» **Material provided**
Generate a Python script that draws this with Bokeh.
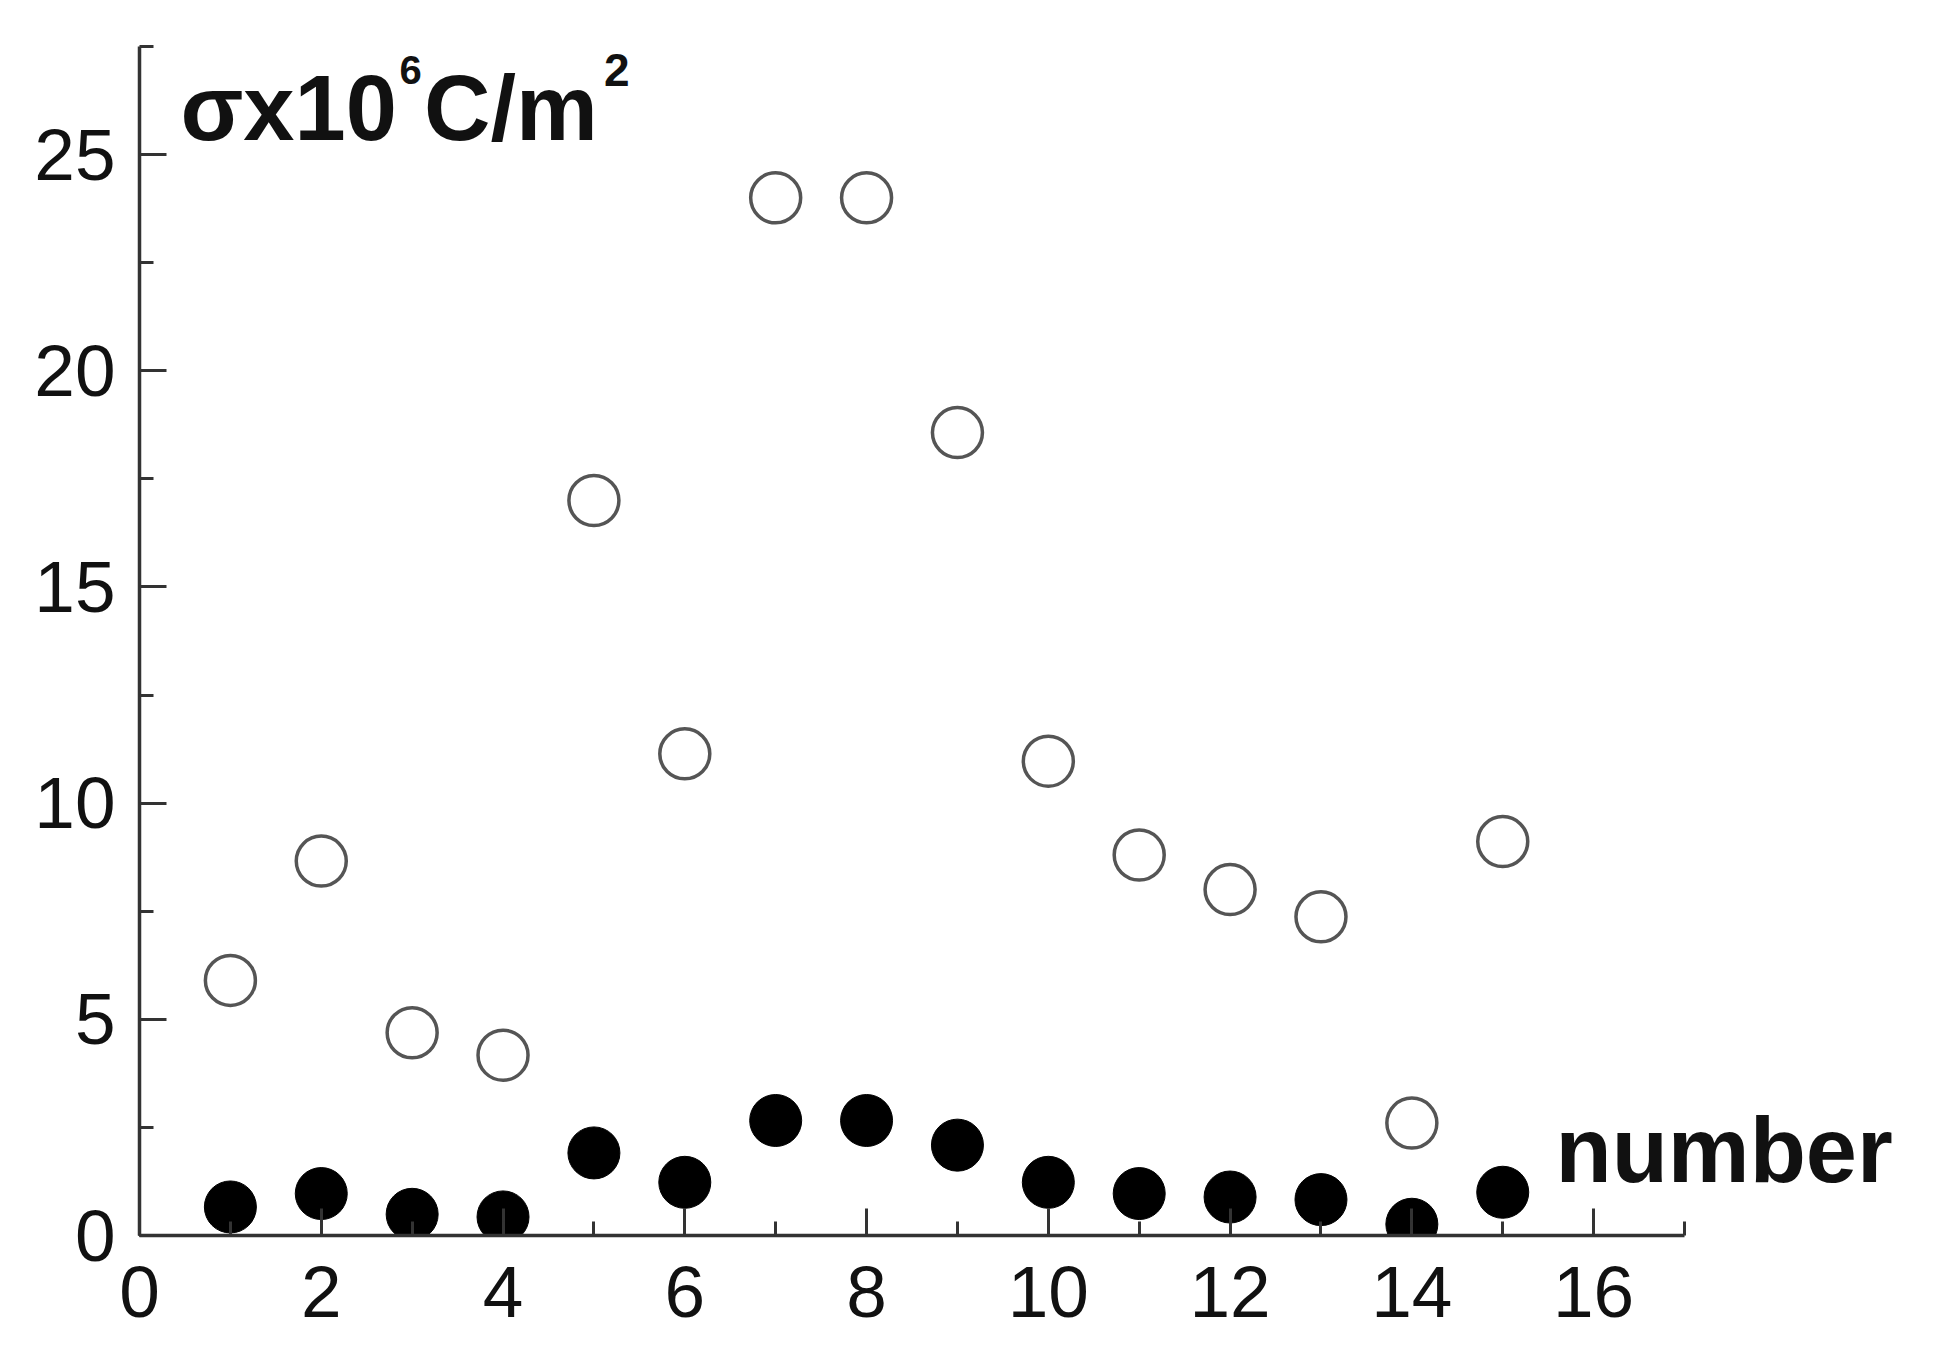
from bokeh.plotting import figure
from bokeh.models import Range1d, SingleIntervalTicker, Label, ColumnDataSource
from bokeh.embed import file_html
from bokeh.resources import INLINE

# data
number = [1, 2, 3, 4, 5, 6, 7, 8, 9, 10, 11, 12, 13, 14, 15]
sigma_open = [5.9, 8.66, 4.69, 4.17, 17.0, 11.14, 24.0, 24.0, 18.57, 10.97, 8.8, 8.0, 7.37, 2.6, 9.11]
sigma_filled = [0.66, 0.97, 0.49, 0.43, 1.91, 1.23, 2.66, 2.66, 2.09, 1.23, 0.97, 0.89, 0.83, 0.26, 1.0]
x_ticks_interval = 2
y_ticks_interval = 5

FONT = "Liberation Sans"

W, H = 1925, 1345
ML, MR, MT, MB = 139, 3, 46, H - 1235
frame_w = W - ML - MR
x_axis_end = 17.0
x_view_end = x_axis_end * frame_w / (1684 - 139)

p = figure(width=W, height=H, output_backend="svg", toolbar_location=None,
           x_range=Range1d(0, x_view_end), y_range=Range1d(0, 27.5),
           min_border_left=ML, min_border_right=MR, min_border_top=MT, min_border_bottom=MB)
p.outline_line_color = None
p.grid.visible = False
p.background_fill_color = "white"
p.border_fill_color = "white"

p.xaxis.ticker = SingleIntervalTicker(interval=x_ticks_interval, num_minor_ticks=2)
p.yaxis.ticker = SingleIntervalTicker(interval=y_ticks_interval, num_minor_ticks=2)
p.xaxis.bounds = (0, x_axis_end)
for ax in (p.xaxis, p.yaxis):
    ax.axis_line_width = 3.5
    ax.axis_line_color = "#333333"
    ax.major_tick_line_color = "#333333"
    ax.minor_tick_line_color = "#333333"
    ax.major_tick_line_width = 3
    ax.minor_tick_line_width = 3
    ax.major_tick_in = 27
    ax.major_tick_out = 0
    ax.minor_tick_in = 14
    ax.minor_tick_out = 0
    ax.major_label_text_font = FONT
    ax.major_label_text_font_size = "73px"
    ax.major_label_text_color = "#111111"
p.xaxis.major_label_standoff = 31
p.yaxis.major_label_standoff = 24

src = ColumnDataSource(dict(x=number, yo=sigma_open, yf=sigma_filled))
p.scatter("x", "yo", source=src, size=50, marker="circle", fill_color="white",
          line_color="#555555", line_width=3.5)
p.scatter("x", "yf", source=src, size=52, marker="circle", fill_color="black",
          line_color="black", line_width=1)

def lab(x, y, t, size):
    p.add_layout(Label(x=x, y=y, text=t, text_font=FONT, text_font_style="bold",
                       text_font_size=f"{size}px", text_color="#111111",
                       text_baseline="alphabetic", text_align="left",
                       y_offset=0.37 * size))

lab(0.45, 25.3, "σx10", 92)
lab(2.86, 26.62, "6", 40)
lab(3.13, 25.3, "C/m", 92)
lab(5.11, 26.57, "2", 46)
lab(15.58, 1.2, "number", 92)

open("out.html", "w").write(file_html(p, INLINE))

» **Brief**
Transcribe the listing in full. Omit the pictures and keep every line exact.

» **Solution**
Generate a Python script that draws this with Bokeh.
from bokeh.plotting import figure
from bokeh.models import Range1d, SingleIntervalTicker, Label, ColumnDataSource
from bokeh.embed import file_html
from bokeh.resources import INLINE

# data
number = [1, 2, 3, 4, 5, 6, 7, 8, 9, 10, 11, 12, 13, 14, 15]
sigma_open = [5.9, 8.66, 4.69, 4.17, 17.0, 11.14, 24.0, 24.0, 18.57, 10.97, 8.8, 8.0, 7.37, 2.6, 9.11]
sigma_filled = [0.66, 0.97, 0.49, 0.43, 1.91, 1.23, 2.66, 2.66, 2.09, 1.23, 0.97, 0.89, 0.83, 0.26, 1.0]
x_ticks_interval = 2
y_ticks_interval = 5

FONT = "Liberation Sans"

W, H = 1925, 1345
ML, MR, MT, MB = 139, 3, 46, H - 1235
frame_w = W - ML - MR
x_axis_end = 17.0
x_view_end = x_axis_end * frame_w / (1684 - 139)

p = figure(width=W, height=H, output_backend="svg", toolbar_location=None,
           x_range=Range1d(0, x_view_end), y_range=Range1d(0, 27.5),
           min_border_left=ML, min_border_right=MR, min_border_top=MT, min_border_bottom=MB)
p.outline_line_color = None
p.grid.visible = False
p.background_fill_color = "white"
p.border_fill_color = "white"

p.xaxis.ticker = SingleIntervalTicker(interval=x_ticks_interval, num_minor_ticks=2)
p.yaxis.ticker = SingleIntervalTicker(interval=y_ticks_interval, num_minor_ticks=2)
p.xaxis.bounds = (0, x_axis_end)
for ax in (p.xaxis, p.yaxis):
    ax.axis_line_width = 3.5
    ax.axis_line_color = "#333333"
    ax.major_tick_line_color = "#333333"
    ax.minor_tick_line_color = "#333333"
    ax.major_tick_line_width = 3
    ax.minor_tick_line_width = 3
    ax.major_tick_in = 27
    ax.major_tick_out = 0
    ax.minor_tick_in = 14
    ax.minor_tick_out = 0
    ax.major_label_text_font = FONT
    ax.major_label_text_font_size = "73px"
    ax.major_label_text_color = "#111111"
p.xaxis.major_label_standoff = 31
p.yaxis.major_label_standoff = 24

src = ColumnDataSource(dict(x=number, yo=sigma_open, yf=sigma_filled))
p.scatter("x", "yo", source=src, size=50, marker="circle", fill_color="white",
          line_color="#555555", line_width=3.5)
p.scatter("x", "yf", source=src, size=52, marker="circle", fill_color="black",
          line_color="black", line_width=1)

def lab(x, y, t, size):
    p.add_layout(Label(x=x, y=y, text=t, text_font=FONT, text_font_style="bold",
                       text_font_size=f"{size}px", text_color="#111111",
                       text_baseline="alphabetic", text_align="left",
                       y_offset=0.37 * size))

lab(0.45, 25.3, "σx10", 92)
lab(2.86, 26.62, "6", 40)
lab(3.13, 25.3, "C/m", 92)
lab(5.11, 26.57, "2", 46)
lab(15.58, 1.2, "number", 92)

open("out.html", "w").write(file_html(p, INLINE))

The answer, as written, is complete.